By a strange coincidence, on the very day that the last postcard came to Jozef in Slovakia, another reached him from his friend, Jaroslav. It was dated from the famous watering place, Carlsbad, in northern Bohemia, where Jaroslav had accompanied his father, who had some business there.
"The Germans here, who have largely control of things," it stated, "are angry at the turn affairs have taken. They clamor about the rights of the minority, they who never considered the rights of the Slavic majority. But I think they are calming down, for they see that they're going to get justice. The Czechs are not revengeful. If we treated them as they treated us—whew!" He said no more of the Germans, but humorously described some of the patients he had seen; some very fat, some very thin, all expecting cure from digestive disturbances.
A few days before he left, Jozef's godfather took one more walk across the sixteen-arched statue decorated Charles Bridge (Karluv most), through the picturesque Little Side, with its quaint old-time palaces of nobles, up a steep and winding street to the Hradcany, as the group of buildings around the royal palace together with it, is called.
From these heights, Praha is seen in all its wondrous beauty lying on both sides of the River Vltava (Moldau). It seems an endless succession of parks, gardens, queer roofs that are the delight of every artist that sees them, and innumerable towers and steeples. Across the river he could see the rocky Vysehrad, the seat of the early rulers. It was there that Libusa, the reputed founder of Praha, made her famous prophecy: "Lo, before me I see a city whose glory reaches to the skies!"
He mused at the great richness not only in Bohemia's real historic past but in her legendary lore; how everything about the city has its story. On the hills towards which he was turned, Vlasta, the leader of an Amazon band, made her stand in the early days against Prince Premysl; near him was the tower of Daliborka, where a noble was once imprisoned and said to have found solace in a violin. Since then ghostly music is said to haunt the place. Of the alchemists who lived near by in the Street of Gold, a street of the tiniest, most brightly-hued houses imaginable, he recalled the strange tales told.

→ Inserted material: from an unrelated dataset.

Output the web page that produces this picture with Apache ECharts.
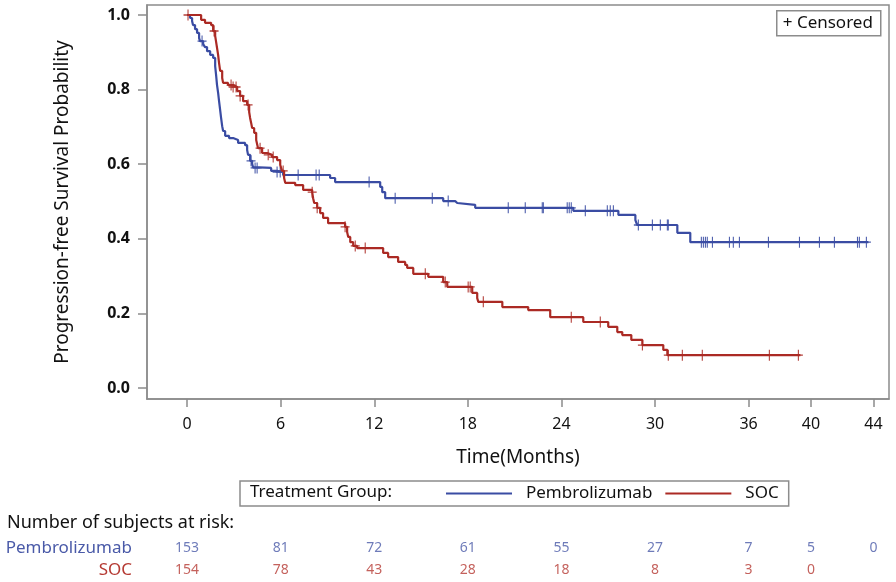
<!DOCTYPE html>
<html>
<head>
<meta charset="utf-8">
<script src="https://cdn.jsdelivr.net/npm/echarts@6/dist/echarts.min.js"></script>
<style>
html, body { margin: 0; padding: 0; background: #fff; }
#km { width: 896px; height: 582px; }
</style>
</head>
<body>
<div id="km"></div>
<script>
// 曲线台阶 [月, 生存率]
var pembroSteps = [
	[0, 1.0], [0.19, 0.992], [0.32, 0.984], [0.38, 0.973], [0.51, 0.962], [0.64, 0.952],
	[0.77, 0.938], [0.83, 0.930], [1.03, 0.922], [1.15, 0.914], [1.28, 0.903], [1.48, 0.893],
	[1.67, 0.885], [1.80, 0.863], [1.86, 0.839], [1.92, 0.812], [1.99, 0.791], [2.05, 0.769],
	[2.12, 0.745], [2.18, 0.724], [2.25, 0.702], [2.31, 0.689], [2.44, 0.676], [2.69, 0.670],
	[2.95, 0.665], [3.27, 0.657], [3.72, 0.651], [3.85, 0.638], [3.91, 0.625], [4.04, 0.609],
	[4.17, 0.601], [4.23, 0.592], [4.30, 0.590], [5.39, 0.582], [5.77, 0.579], [6.16, 0.571],
	[9.17, 0.563], [9.49, 0.552], [12.38, 0.539], [12.51, 0.525], [12.70, 0.509], [16.42, 0.501],
	[17.19, 0.496], [17.32, 0.491], [18.47, 0.483], [24.76, 0.475], [27.65, 0.464], [28.74, 0.450],
	[28.86, 0.437], [31.43, 0.416], [32.26, 0.391], [43.68, 0.391]
];
var socSteps = [
	[0, 1.0], [0.90, 0.987], [1.15, 0.979], [1.54, 0.973], [1.67, 0.957], [1.80, 0.944],
	[1.86, 0.928], [1.92, 0.912], [1.99, 0.893], [2.05, 0.871], [2.12, 0.850], [2.25, 0.831],
	[2.31, 0.818], [2.63, 0.812], [2.95, 0.807], [3.21, 0.796], [3.40, 0.783], [3.59, 0.769],
	[3.85, 0.759], [3.98, 0.740], [4.04, 0.724], [4.11, 0.710], [4.17, 0.697], [4.30, 0.684],
	[4.43, 0.665], [4.55, 0.643], [4.81, 0.630], [5.13, 0.625], [5.45, 0.619], [5.77, 0.611],
	[5.97, 0.598], [6.09, 0.582], [6.22, 0.563], [6.29, 0.550], [6.93, 0.544], [7.44, 0.531],
	[8.02, 0.525], [8.08, 0.509], [8.15, 0.496], [8.34, 0.483], [8.53, 0.469], [8.72, 0.456],
	[9.04, 0.442], [10.13, 0.432], [10.26, 0.418], [10.33, 0.405], [10.46, 0.391], [10.65, 0.381],
	[10.90, 0.375], [12.57, 0.362], [12.89, 0.351], [13.53, 0.338], [13.98, 0.330], [14.11, 0.322],
	[14.50, 0.306], [15.46, 0.298], [16.42, 0.284], [16.68, 0.271], [18.28, 0.255], [18.60, 0.241],
	[18.67, 0.231], [20.21, 0.217], [21.87, 0.209], [23.28, 0.190], [25.40, 0.177], [27.00, 0.164],
	[27.58, 0.150], [27.90, 0.142], [28.48, 0.129], [29.19, 0.115], [30.53, 0.102], [30.79, 0.088],
	[39.32, 0.088]
];
// 删失时间（月）
var pembroCensor = [0.96, 4.10, 4.36, 4.49, 5.77, 5.97, 7.12, 8.27, 8.47, 11.67, 13.34, 15.72,
	16.74, 20.59, 21.68, 22.77, 22.84, 24.37, 24.50, 24.63, 25.53, 26.94, 27.13, 27.33,
	28.93, 29.83, 30.34, 30.79, 30.85, 32.97, 33.10, 33.23, 33.35, 33.68, 34.77, 35.02,
	35.41, 37.27, 39.26, 40.54, 41.50, 42.98, 43.10, 43.55];
var socCensor = [0.06, 1.73, 2.82, 2.95, 3.14, 3.40, 3.91, 4.68, 5.20, 5.52, 6.16, 8.02, 8.34,
	10.13, 10.78, 11.42, 15.27, 16.55, 18.02, 18.15, 18.99, 24.63, 26.49, 29.19, 30.85,
	31.75, 33.03, 37.33, 39.19];
// 风险人数
var riskTimes = [0, 6, 12, 18, 24, 30, 36, 40, 44];
var pembroRisk = [153, 81, 72, 61, 55, 27, 7, 5, 0];
var socRisk = [154, 78, 43, 28, 18, 8, 3, 0];
var yTicks = [0, 0.2, 0.4, 0.6, 0.8, 1.0];

var blue = "#3a4ca3";
var red = "#ab2a24";
var font = "Noto Sans";

//查找删失时刻的生存率
function survat(steps, t){
	var s = steps[0][1];
	for(var i=0; i<steps.length; i++){
		if(steps[i][0] <= t) s = steps[i][1];
	}
	return s;
}

function censorpoints(steps, times){
	var pts = [];
	for(var i=0; i<times.length; i++) pts.push([times[i], survat(steps, times[i])]);
	return pts;
}

function riskpoints(risk, name){
	var pts = [];
	for(var i=0; i<risk.length; i++) pts.push([riskTimes[i], name, risk[i]]);
	return pts;
}

var plus = "path://M5,0L5,10M0,5L10,5";
var xmin = -2.57, xmax = 45.0;
var framecolor = "#8c8c8c";

var myChart = echarts.init(document.getElementById("km"));
myChart.setOption({
	animation: false,
	textStyle: {fontFamily: font},
	title: {
		text: "Number of subjects at risk:",
		left: 2, top: 509,
		textStyle: {fontSize: 18, fontWeight: "normal", color: "#111", fontFamily: font}
	},
	legend: {
		left: 240, top: 481,
		padding: [4, 10, 4, 206],
		borderColor: framecolor, borderWidth: 1.5,
		itemWidth: 66, itemHeight: 2, itemGap: 13,
		icon: "rect",
		textStyle: {fontSize: 17, color: "#111", fontFamily: font, padding: [0, 0, 0, 9]},
		data: ["Pembrolizumab", "SOC"]
	},
	grid: [
		{left: 147, right: 7, top: 5, bottom: 183, show: true, borderColor: framecolor, borderWidth: 1.5},
		{left: 147, right: 7, top: 537, height: 44}
	],
	xAxis: [{
		gridIndex: 0, type: "value", min: xmin, max: xmax,
		name: "Time(Months)", nameLocation: "middle", nameGap: 49,
		nameTextStyle: {fontSize: 19, color: "#111"},
		axisLine: {show: true, onZero: false, lineStyle: {color: framecolor, width: 1.5}},
		axisTick: {show: true, length: 8, customValues: riskTimes, lineStyle: {color: framecolor, width: 1.5}},
		axisLabel: {customValues: riskTimes, fontSize: 16, color: "#111", margin: 17},
		splitLine: {show: false}
	}, {
		gridIndex: 1, type: "value", min: xmin, max: xmax, show: false
	}],
	yAxis: [{
		gridIndex: 0, type: "value", min: -0.0295, max: 1.0268,
		name: "Progression-free Survival Probability", nameLocation: "middle", nameGap: 75,
		nameTextStyle: {fontSize: 19, color: "#111"},
		axisLine: {show: true, onZero: false, lineStyle: {color: framecolor, width: 1.5}},
		axisTick: {show: true, length: 9, customValues: yTicks, lineStyle: {color: framecolor, width: 1.5}},
		axisLabel: {
			customValues: yTicks, fontSize: 16, fontWeight: "bold", color: "#111", margin: 17,
			formatter: function(v){ return v.toFixed(1); }
		},
		splitLine: {show: false}
	}, {
		gridIndex: 1, type: "category", inverse: true,
		data: ["Pembrolizumab", "SOC"],
		axisLine: {show: false}, axisTick: {show: false},
		axisLabel: {
			interval: 0, margin: 15, fontSize: 17,
			formatter: function(v){ return v == "SOC" ? "{s|" + v + "}" : "{p|" + v + "}"; },
			rich: {p: {color: "#4a5aa8", fontSize: 17, fontFamily: font}, s: {color: "#b53a33", fontSize: 17, fontFamily: font}}
		}
	}],
	series: [{
		name: "Pembrolizumab", type: "line", step: "end", showSymbol: false,
		xAxisIndex: 0, yAxisIndex: 0,
		lineStyle: {color: blue, width: 2.2}, itemStyle: {color: blue},
		data: pembroSteps
	}, {
		name: "SOC", type: "line", step: "end", showSymbol: false,
		xAxisIndex: 0, yAxisIndex: 0,
		lineStyle: {color: red, width: 2.2}, itemStyle: {color: red},
		data: socSteps
	}, {
		type: "scatter", symbol: plus, symbolSize: [9, 11],
		xAxisIndex: 0, yAxisIndex: 0,
		itemStyle: {color: "none", borderColor: blue, borderWidth: 1.2, opacity: 0.9},
		data: censorpoints(pembroSteps, pembroCensor)
	}, {
		type: "scatter", symbol: plus, symbolSize: [9, 11],
		xAxisIndex: 0, yAxisIndex: 0,
		itemStyle: {color: "none", borderColor: red, borderWidth: 1.2, opacity: 0.9},
		data: censorpoints(socSteps, socCensor)
	}, {
		type: "scatter", symbolSize: 0, xAxisIndex: 1, yAxisIndex: 1,
		label: {show: true, position: "inside", fontSize: 14, color: "#4a5aa8", formatter: function(p){ return p.value[2]; }},
		data: riskpoints(pembroRisk, "Pembrolizumab")
	}, {
		type: "scatter", symbolSize: 0, xAxisIndex: 1, yAxisIndex: 1,
		label: {show: true, position: "inside", fontSize: 14, color: "#b53a33", formatter: function(p){ return p.value[2]; }},
		data: riskpoints(socRisk, "SOC")
	}],
	graphic: [{
		type: "group", left: 776, top: 10,
		children: [{
			type: "rect", shape: {x: 0, y: 0, width: 104, height: 25},
			style: {fill: "#fff", stroke: framecolor, lineWidth: 1.5}
		}, {
			type: "text", x: 6, y: 12.5,
			style: {text: "+ Censored", font: "17px 'Noto Sans'", fill: "#111", textVerticalAlign: "middle"}
		}]
	}, {
		type: "text", left: 250, top: 484,
		style: {text: "Treatment Group:", font: "17px 'Noto Sans'", fill: "#111", letterSpacing: 1}
	}]
});
</script>
</body>
</html>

In the very courts of the palace, legends mingled with history.
A peculiar feeling that he had never experienced before came over him. To live in Praha, he felt, was not the prosaic, everyday life he had always known; it was living a brightly colored romance too disturbing for him to get used to now. His own dear Slovakia, with its quiet, simple life, was better for him.
The next day the new President arrived from abroad, and was installed in office. That was the greatest day of all in Praha. The feeling of the multitude was expressed by one old man who said, "I shall weep no more for my dead, since they helped make the fairy tale come true that brutal force no longer rules, that a proud, deserving nation is freed at last from a bondage to which so long the world was indifferent."